Every line from the start of the entries up to and including the one bearing "ax.tick_params(axis='x', length=0, labelsize=13, pad=12)" must be printed verbatim, without the pictures.

++++ Data section

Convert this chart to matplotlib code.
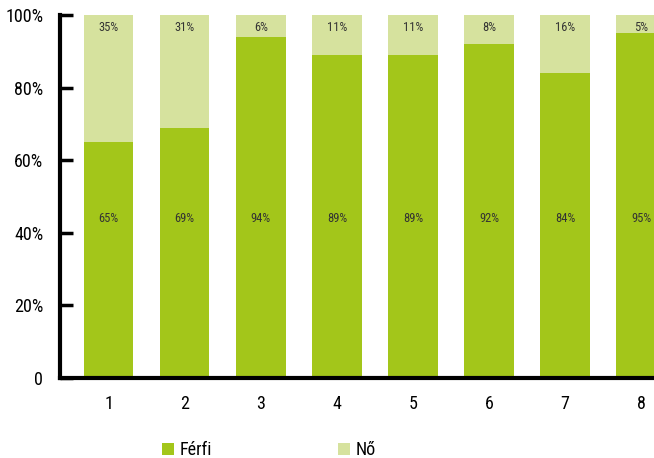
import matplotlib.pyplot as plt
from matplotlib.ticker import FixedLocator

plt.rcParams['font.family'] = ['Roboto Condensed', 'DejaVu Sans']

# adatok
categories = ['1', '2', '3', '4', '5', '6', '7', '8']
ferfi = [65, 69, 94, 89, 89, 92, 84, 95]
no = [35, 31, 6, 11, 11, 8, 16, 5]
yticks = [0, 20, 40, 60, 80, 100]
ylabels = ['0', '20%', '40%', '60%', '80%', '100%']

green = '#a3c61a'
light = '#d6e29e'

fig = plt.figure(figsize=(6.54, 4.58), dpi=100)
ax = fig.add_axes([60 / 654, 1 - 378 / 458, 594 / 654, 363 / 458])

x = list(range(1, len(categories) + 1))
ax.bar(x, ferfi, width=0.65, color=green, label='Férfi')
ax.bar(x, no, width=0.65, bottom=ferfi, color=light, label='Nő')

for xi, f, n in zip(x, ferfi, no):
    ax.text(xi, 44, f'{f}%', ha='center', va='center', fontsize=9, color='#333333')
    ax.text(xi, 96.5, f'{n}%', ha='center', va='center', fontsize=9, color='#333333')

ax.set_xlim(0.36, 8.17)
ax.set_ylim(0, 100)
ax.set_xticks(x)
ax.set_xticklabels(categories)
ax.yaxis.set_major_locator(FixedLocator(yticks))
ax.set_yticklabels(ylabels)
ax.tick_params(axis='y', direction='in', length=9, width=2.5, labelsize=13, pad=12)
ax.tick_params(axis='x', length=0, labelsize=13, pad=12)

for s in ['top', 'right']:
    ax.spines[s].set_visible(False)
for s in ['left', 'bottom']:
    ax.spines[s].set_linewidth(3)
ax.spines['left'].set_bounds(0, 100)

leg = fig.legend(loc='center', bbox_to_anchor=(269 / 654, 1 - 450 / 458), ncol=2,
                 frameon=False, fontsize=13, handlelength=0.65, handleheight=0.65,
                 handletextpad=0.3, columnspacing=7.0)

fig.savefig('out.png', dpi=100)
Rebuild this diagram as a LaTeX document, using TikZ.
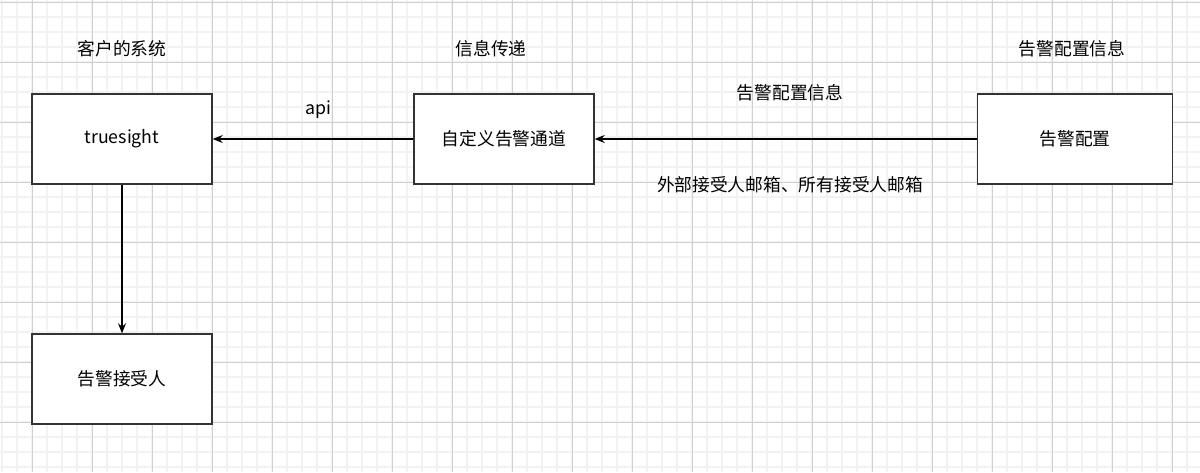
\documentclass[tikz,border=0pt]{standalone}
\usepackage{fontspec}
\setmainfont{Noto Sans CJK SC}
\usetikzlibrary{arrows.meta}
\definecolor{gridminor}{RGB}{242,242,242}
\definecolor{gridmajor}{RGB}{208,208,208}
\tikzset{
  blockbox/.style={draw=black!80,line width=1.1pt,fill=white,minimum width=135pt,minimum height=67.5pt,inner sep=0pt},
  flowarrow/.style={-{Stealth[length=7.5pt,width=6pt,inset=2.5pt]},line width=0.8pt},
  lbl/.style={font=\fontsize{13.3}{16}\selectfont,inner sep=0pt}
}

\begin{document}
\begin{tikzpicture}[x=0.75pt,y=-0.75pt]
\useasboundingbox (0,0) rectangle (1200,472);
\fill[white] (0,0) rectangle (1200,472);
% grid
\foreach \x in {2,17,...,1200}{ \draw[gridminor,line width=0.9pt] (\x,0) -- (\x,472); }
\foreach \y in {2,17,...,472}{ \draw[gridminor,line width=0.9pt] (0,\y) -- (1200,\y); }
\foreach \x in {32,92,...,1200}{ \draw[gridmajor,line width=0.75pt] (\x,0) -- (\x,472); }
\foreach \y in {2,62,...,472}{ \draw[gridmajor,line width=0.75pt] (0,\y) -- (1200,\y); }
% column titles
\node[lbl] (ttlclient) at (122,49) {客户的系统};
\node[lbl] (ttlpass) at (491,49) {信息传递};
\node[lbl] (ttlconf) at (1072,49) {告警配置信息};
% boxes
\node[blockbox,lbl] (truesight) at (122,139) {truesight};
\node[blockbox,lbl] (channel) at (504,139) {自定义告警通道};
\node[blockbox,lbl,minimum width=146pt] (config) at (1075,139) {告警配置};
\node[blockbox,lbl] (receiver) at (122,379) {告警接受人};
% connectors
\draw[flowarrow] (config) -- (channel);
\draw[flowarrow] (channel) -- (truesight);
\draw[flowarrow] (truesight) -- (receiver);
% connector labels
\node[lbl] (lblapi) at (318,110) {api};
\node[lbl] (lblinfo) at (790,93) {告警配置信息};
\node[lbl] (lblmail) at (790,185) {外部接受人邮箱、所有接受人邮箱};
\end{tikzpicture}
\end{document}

++++++++

Task response:
Convert this chart to matplotlib code.
import matplotlib.pyplot as plt
from matplotlib.ticker import FixedLocator

plt.rcParams['font.family'] = ['Roboto Condensed', 'DejaVu Sans']

# adatok
categories = ['1', '2', '3', '4', '5', '6', '7', '8']
ferfi = [65, 69, 94, 89, 89, 92, 84, 95]
no = [35, 31, 6, 11, 11, 8, 16, 5]
yticks = [0, 20, 40, 60, 80, 100]
ylabels = ['0', '20%', '40%', '60%', '80%', '100%']

green = '#a3c61a'
light = '#d6e29e'

fig = plt.figure(figsize=(6.54, 4.58), dpi=100)
ax = fig.add_axes([60 / 654, 1 - 378 / 458, 594 / 654, 363 / 458])

x = list(range(1, len(categories) + 1))
ax.bar(x, ferfi, width=0.65, color=green, label='Férfi')
ax.bar(x, no, width=0.65, bottom=ferfi, color=light, label='Nő')

for xi, f, n in zip(x, ferfi, no):
    ax.text(xi, 44, f'{f}%', ha='center', va='center', fontsize=9, color='#333333')
    ax.text(xi, 96.5, f'{n}%', ha='center', va='center', fontsize=9, color='#333333')

ax.set_xlim(0.36, 8.17)
ax.set_ylim(0, 100)
ax.set_xticks(x)
ax.set_xticklabels(categories)
ax.yaxis.set_major_locator(FixedLocator(yticks))
ax.set_yticklabels(ylabels)
ax.tick_params(axis='y', direction='in', length=9, width=2.5, labelsize=13, pad=12)
ax.tick_params(axis='x', length=0, labelsize=13, pad=12)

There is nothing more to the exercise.